■ GOAL: Transcribe everything in the data word for word. Pictures are left out.

■ DATA BLOCK:
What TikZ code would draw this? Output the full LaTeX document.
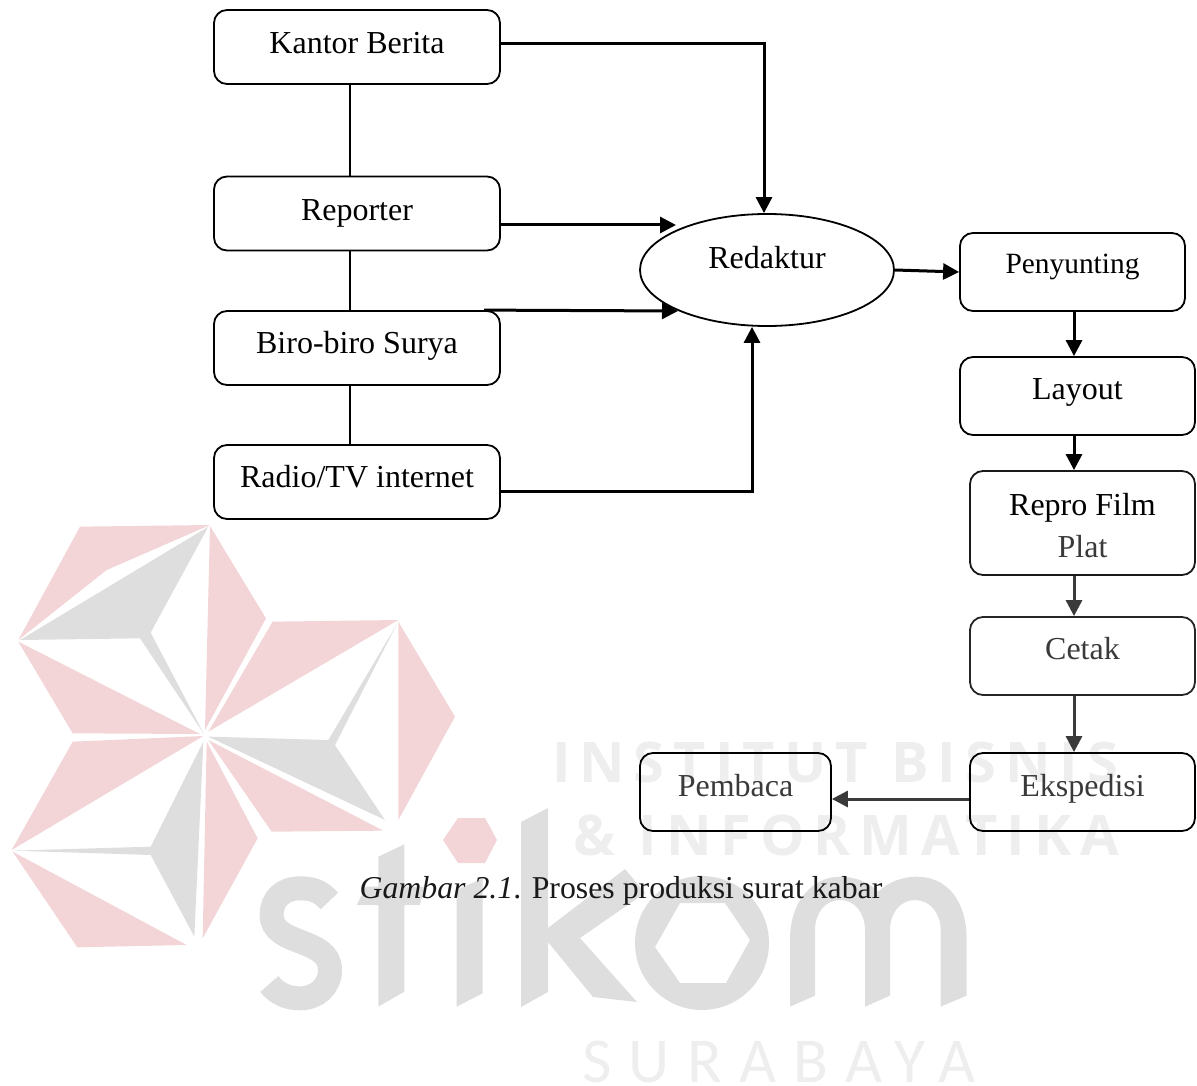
\documentclass[tikz,border=0pt]{standalone}
\usepackage{fontspec}
\usetikzlibrary{arrows.meta,shapes.geometric}
\setmainfont{Liberation Serif}
\newfontfamily\wmbold[LetterSpace=16]{Open Sans}
\newfontfamily\wmthin[LetterSpace=27]{Carlito}
\definecolor{wmpink}{HTML}{F3D5D8}
\definecolor{wmgrey}{HTML}{DEDEDE}
\definecolor{wmtext}{HTML}{EEEEEE}
\definecolor{soft}{HTML}{3A3A3A}
\tikzset{
  x=1pt,y=-1pt,
  base/.style={draw=black,line width=1.8pt,inner sep=0pt,font=\fontsize{32}{38}\selectfont,text=black},
  box/.style={base,rectangle,rounded corners=13pt},
  srcbox/.style={box,minimum width=286pt,minimum height=74pt},
  conn/.style={line width=3pt,-{Triangle[length=16pt,width=16pt]}},
  softconn/.style={conn,draw=soft,-{Triangle[length=16pt,width=16pt,fill=soft]}},
  plainline/.style={line width=1.8pt},
  bl/.style={text height=22pt,text depth=#1},
}
\begin{document}
\begin{tikzpicture}
\useasboundingbox (0,0) rectangle (1197,1086);
% --- watermark logo
\begin{scope}[xshift=0pt,yshift=-510pt,x=0.33333pt,y=-0.33333pt]
\fill[wmpink] (240,50)--(630,45)--(320,180)--(55,390)--cycle;
\fill[wmgrey] (625,50)--(452,368)--(612,672)--(420,385)--(60,390)--cycle;
\fill[wmpink] (55,395)--(600,672)--(218,670)--cycle;
\fill[wmpink] (630,48)--(798,325)--(615,660)--cycle;
\fill[wmpink] (818,335)--(1195,330)--(625,665)--cycle;
\fill[wmgrey] (1192,340)--(1005,705)--(1155,930)--(625,680)--(985,690)--cycle;
\fill[wmpink] (1195,335)--(1365,620)--(1195,930)--cycle;
\fill[wmpink] (625,690)--(1150,962)--(815,965)--cycle;
\fill[wmpink] (218,695)--(610,678)--(35,1020)--cycle;
\fill[wmgrey] (610,695)--(452,1010)--(40,1022)--(452,1035)--(583,1280)--cycle;
\fill[wmpink] (38,1025)--(560,1305)--(232,1312)--cycle;
\fill[wmpink] (620,695)--(773,985)--(608,1285)--cycle;
\end{scope}
\fill[wmpink] (443,840)--(458,818)--(485,818)--(497,840)--(485,863)--(458,863)--cycle;
% --- watermark word
\begin{scope}[xshift=240pt,yshift=-790pt,x=0.33333pt,y=-0.33333pt]
\draw[wmgrey,line width=24pt] (268,333) .. controls (240,300) and (210,295) .. (180,295)
  .. controls (130,295) and (95,325) .. (95,375)
  .. controls (95,470) and (270,440) .. (270,540)
  .. controls (270,590) and (230,625) .. (180,625)
  .. controls (140,625) and (110,610) .. (88,582);
\fill[wmgrey] (415,200)--(493,163)--(493,290)--(553,290)--(540,345)--(493,345)--(493,605)--(415,650)--(415,345)--(350,345)--(378,290)--(415,290)--cycle;
\fill[wmgrey] (650,300)--(728,265)--(728,610)--(650,650)--cycle;
\end{scope}
\fill[wmgrey] (521,822)--(548,808)--(548,928)--(625,869)--(645,893)--(580,938)--(637,1002)--(593,997)--(548,942)--(548,992)--(521,1007)--cycle;
\fill[wmgrey,even odd rule] (702,943) circle [radius=67pt]
  (655,947)--(680,903)--(725,903)--(750,940)--(726,983)--(680,983)--cycle;
\begin{scope}[xshift=600pt,yshift=-850pt,x=0.33333pt,y=-0.33333pt]
\fill[wmgrey] (570,470)--(570,270) .. controls (570,150) and (640,80) .. (720,80)
  .. controls (770,80) and (810,100) .. (835,125)
  .. controls (865,95) and (910,80) .. (950,80)
  .. controls (1040,80) and (1100,150) .. (1100,270)
  --(1100,437)--(1022,470)--(1022,240) .. controls (1022,190) and (990,150) .. (945,150)
  .. controls (900,150) and (870,190) .. (870,240)
  --(870,437)--(795,470)--(795,240) .. controls (795,190) and (765,150) .. (720,150)
  .. controls (675,150) and (645,190) .. (645,240)
  --(645,437)--cycle;
\end{scope}
\node[text=wmtext,inner sep=0pt,anchor=base,font=\wmbold\bfseries\fontsize{56}{60}\selectfont] (wm1) at (835,782) {INSTITUT BISNIS};
\node[text=wmtext,inner sep=0pt,anchor=base,font=\wmbold\bfseries\fontsize{56}{60}\selectfont] (wm2) at (846,855) {\& INFORMATIKA};
\node[text=wmtext,inner sep=0pt,anchor=base,font=\wmthin\fontsize{64}{68}\selectfont] (wm3) at (779,1082) {SURABAYA};
% --- diagram nodes
\node[srcbox,bl=8pt] (kantor) at (357,47) {Kantor Berita};
\node[srcbox,bl=8.5pt] (reporter) at (357,213.5) {Reporter};
\node[srcbox,bl=11pt] (biro) at (357,348) {Biro-biro Surya};
\node[srcbox,bl=11pt] (radio) at (357,482) {Radio/TV internet};
\node[base,ellipse,minimum width=254pt,minimum height=112pt,bl=24pt] (redaktur) at (767,270) {Redaktur};
\node[box,minimum width=225pt,minimum height=78pt,bl=19pt,font=\fontsize{29.4}{34}\selectfont] (penyunting) at (1072.5,272) {Penyunting};
\node[box,minimum width=235pt,minimum height=78pt,bl=16pt] (layout) at (1077.5,396) {Layout};
\node[box,minimum width=225pt,minimum height=104pt,align=center,font=\fontsize{32}{42}\selectfont,draw=black!90] (repro) at (1082.5,523) {\rule{0pt}{27pt}Repro Film\\{\color{soft}Plat}};
\node[box,minimum width=225pt,minimum height=78pt,bl=15pt,text=soft,draw=black!85] (cetak) at (1082.5,656) {Cetak};
\node[box,minimum width=225pt,minimum height=78pt,bl=13.5pt,text=soft] (ekspedisi) at (1082.5,792) {Ekspedisi};
\node[box,minimum width=191pt,minimum height=78pt,bl=13.5pt,text=soft] (pembaca) at (735.5,792) {Pembaca};
\node[inner sep=0pt,anchor=base,font=\fontsize{31.8}{38}\selectfont,text=black!90] (caption) at (621,898.5) {\textit{Gambar 2.1}. Proses produksi surat kabar};
% --- free ends of the two side arrows
\coordinate (repIn) at (676,225);
\coordinate (biroIn) at (678,311);
% --- connectors
\draw[plainline] ([xshift=-7pt]kantor.south) -- ([xshift=-7pt]reporter.north);
\draw[plainline] ([xshift=-7pt]reporter.south) -- ([xshift=-7pt]biro.north);
\draw[plainline] ([xshift=-7pt]biro.south) -- ([xshift=-7pt]radio.north);
\draw[conn] ([yshift=3pt]kantor.east) -| ([xshift=-3pt]redaktur.north);
\draw[conn] ([yshift=-11.5pt]reporter.east) -- (repIn);
\draw[conn] ([xshift=127pt]biro.north) -- (biroIn);
\draw[conn] ([yshift=-9pt]radio.east) -| ([xshift=-15pt]redaktur.south);
\draw[conn] (redaktur.east) -- (penyunting.west);
\draw[conn] ([xshift=1.5pt]penyunting.south) -- ([xshift=-3.5pt]layout.north);
\draw[conn] ([xshift=-3.5pt]layout.south) -- ([xshift=-8.5pt]repro.north);
\draw[softconn] ([xshift=-8.5pt]repro.south) -- ([xshift=-8.5pt]cetak.north);
\draw[softconn] ([xshift=-8.5pt]cetak.south) -- ([xshift=-8.5pt]ekspedisi.north);
\draw[softconn] ([yshift=-7pt]ekspedisi.west) -- ([yshift=-7pt]pembaca.east);
\end{tikzpicture}
\end{document}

■ TASK ANSWER:
What TikZ code would draw this? Output the full LaTeX document.
\documentclass[tikz,border=0pt]{standalone}
\usepackage{fontspec}
\usetikzlibrary{arrows.meta,shapes.geometric}
\setmainfont{Liberation Serif}
\newfontfamily\wmbold[LetterSpace=16]{Open Sans}
\newfontfamily\wmthin[LetterSpace=27]{Carlito}
\definecolor{wmpink}{HTML}{F3D5D8}
\definecolor{wmgrey}{HTML}{DEDEDE}
\definecolor{wmtext}{HTML}{EEEEEE}
\definecolor{soft}{HTML}{3A3A3A}
\tikzset{
  x=1pt,y=-1pt,
  base/.style={draw=black,line width=1.8pt,inner sep=0pt,font=\fontsize{32}{38}\selectfont,text=black},
  box/.style={base,rectangle,rounded corners=13pt},
  srcbox/.style={box,minimum width=286pt,minimum height=74pt},
  conn/.style={line width=3pt,-{Triangle[length=16pt,width=16pt]}},
  softconn/.style={conn,draw=soft,-{Triangle[length=16pt,width=16pt,fill=soft]}},
  plainline/.style={line width=1.8pt},
  bl/.style={text height=22pt,text depth=#1},
}
\begin{document}
\begin{tikzpicture}
\useasboundingbox (0,0) rectangle (1197,1086);
% --- watermark logo
\begin{scope}[xshift=0pt,yshift=-510pt,x=0.33333pt,y=-0.33333pt]
\fill[wmpink] (240,50)--(630,45)--(320,180)--(55,390)--cycle;
\fill[wmgrey] (625,50)--(452,368)--(612,672)--(420,385)--(60,390)--cycle;
\fill[wmpink] (55,395)--(600,672)--(218,670)--cycle;
\fill[wmpink] (630,48)--(798,325)--(615,660)--cycle;
\fill[wmpink] (818,335)--(1195,330)--(625,665)--cycle;
\fill[wmgrey] (1192,340)--(1005,705)--(1155,930)--(625,680)--(985,690)--cycle;
\fill[wmpink] (1195,335)--(1365,620)--(1195,930)--cycle;
\fill[wmpink] (625,690)--(1150,962)--(815,965)--cycle;
\fill[wmpink] (218,695)--(610,678)--(35,1020)--cycle;
\fill[wmgrey] (610,695)--(452,1010)--(40,1022)--(452,1035)--(583,1280)--cycle;
\fill[wmpink] (38,1025)--(560,1305)--(232,1312)--cycle;
\fill[wmpink] (620,695)--(773,985)--(608,1285)--cycle;
\end{scope}
\fill[wmpink] (443,840)--(458,818)--(485,818)--(497,840)--(485,863)--(458,863)--cycle;
% --- watermark word
\begin{scope}[xshift=240pt,yshift=-790pt,x=0.33333pt,y=-0.33333pt]
\draw[wmgrey,line width=24pt] (268,333) .. controls (240,300) and (210,295) .. (180,295)
  .. controls (130,295) and (95,325) .. (95,375)
  .. controls (95,470) and (270,440) .. (270,540)
  .. controls (270,590) and (230,625) .. (180,625)
  .. controls (140,625) and (110,610) .. (88,582);
\fill[wmgrey] (415,200)--(493,163)--(493,290)--(553,290)--(540,345)--(493,345)--(493,605)--(415,650)--(415,345)--(350,345)--(378,290)--(415,290)--cycle;
\fill[wmgrey] (650,300)--(728,265)--(728,610)--(650,650)--cycle;
\end{scope}
\fill[wmgrey] (521,822)--(548,808)--(548,928)--(625,869)--(645,893)--(580,938)--(637,1002)--(593,997)--(548,942)--(548,992)--(521,1007)--cycle;
\fill[wmgrey,even odd rule] (702,943) circle [radius=67pt]
  (655,947)--(680,903)--(725,903)--(750,940)--(726,983)--(680,983)--cycle;
\begin{scope}[xshift=600pt,yshift=-850pt,x=0.33333pt,y=-0.33333pt]
\fill[wmgrey] (570,470)--(570,270) .. controls (570,150) and (640,80) .. (720,80)
  .. controls (770,80) and (810,100) .. (835,125)
  .. controls (865,95) and (910,80) .. (950,80)
  .. controls (1040,80) and (1100,150) .. (1100,270)
  --(1100,437)--(1022,470)--(1022,240) .. controls (1022,190) and (990,150) .. (945,150)
  .. controls (900,150) and (870,190) .. (870,240)
  --(870,437)--(795,470)--(795,240) .. controls (795,190) and (765,150) .. (720,150)
  .. controls (675,150) and (645,190) .. (645,240)
  --(645,437)--cycle;
\end{scope}
\node[text=wmtext,inner sep=0pt,anchor=base,font=\wmbold\bfseries\fontsize{56}{60}\selectfont] (wm1) at (835,782) {INSTITUT BISNIS};
\node[text=wmtext,inner sep=0pt,anchor=base,font=\wmbold\bfseries\fontsize{56}{60}\selectfont] (wm2) at (846,855) {\& INFORMATIKA};
\node[text=wmtext,inner sep=0pt,anchor=base,font=\wmthin\fontsize{64}{68}\selectfont] (wm3) at (779,1082) {SURABAYA};
% --- diagram nodes
\node[srcbox,bl=8pt] (kantor) at (357,47) {Kantor Berita};
\node[srcbox,bl=8.5pt] (reporter) at (357,213.5) {Reporter};
\node[srcbox,bl=11pt] (biro) at (357,348) {Biro-biro Surya};
\node[srcbox,bl=11pt] (radio) at (357,482) {Radio/TV internet};
\node[base,ellipse,minimum width=254pt,minimum height=112pt,bl=24pt] (redaktur) at (767,270) {Redaktur};
\node[box,minimum width=225pt,minimum height=78pt,bl=19pt,font=\fontsize{29.4}{34}\selectfont] (penyunting) at (1072.5,272) {Penyunting};
\node[box,minimum width=235pt,minimum height=78pt,bl=16pt] (layout) at (1077.5,396) {Layout};
\node[box,minimum width=225pt,minimum height=104pt,align=center,font=\fontsize{32}{42}\selectfont,draw=black!90] (repro) at (1082.5,523) {\rule{0pt}{27pt}Repro Film\\{\color{soft}Plat}};
\node[box,minimum width=225pt,minimum height=78pt,bl=15pt,text=soft,draw=black!85] (cetak) at (1082.5,656) {Cetak};
\node[box,minimum width=225pt,minimum height=78pt,bl=13.5pt,text=soft] (ekspedisi) at (1082.5,792) {Ekspedisi};
\node[box,minimum width=191pt,minimum height=78pt,bl=13.5pt,text=soft] (pembaca) at (735.5,792) {Pembaca};
\node[inner sep=0pt,anchor=base,font=\fontsize{31.8}{38}\selectfont,text=black!90] (caption) at (621,898.5) {\textit{Gambar 2.1}. Proses produksi surat kabar};
% --- free ends of the two side arrows
\coordinate (repIn) at (676,225);
\coordinate (biroIn) at (678,311);
% --- connectors
\draw[plainline] ([xshift=-7pt]kantor.south) -- ([xshift=-7pt]reporter.north);
\draw[plainline] ([xshift=-7pt]reporter.south) -- ([xshift=-7pt]biro.north);
\draw[plainline] ([xshift=-7pt]biro.south) -- ([xshift=-7pt]radio.north);
\draw[conn] ([yshift=3pt]kantor.east) -| ([xshift=-3pt]redaktur.north);
\draw[conn] ([yshift=-11.5pt]reporter.east) -- (repIn);
\draw[conn] ([xshift=127pt]biro.north) -- (biroIn);
\draw[conn] ([yshift=-9pt]radio.east) -| ([xshift=-15pt]redaktur.south);
\draw[conn] (redaktur.east) -- (penyunting.west);
\draw[conn] ([xshift=1.5pt]penyunting.south) -- ([xshift=-3.5pt]layout.north);
\draw[conn] ([xshift=-3.5pt]layout.south) -- ([xshift=-8.5pt]repro.north);
\draw[softconn] ([xshift=-8.5pt]repro.south) -- ([xshift=-8.5pt]cetak.north);
\draw[softconn] ([xshift=-8.5pt]cetak.south) -- ([xshift=-8.5pt]ekspedisi.north);
\draw[softconn] ([yshift=-7pt]ekspedisi.west) -- ([yshift=-7pt]pembaca.east);
\end{tikzpicture}
\end{document}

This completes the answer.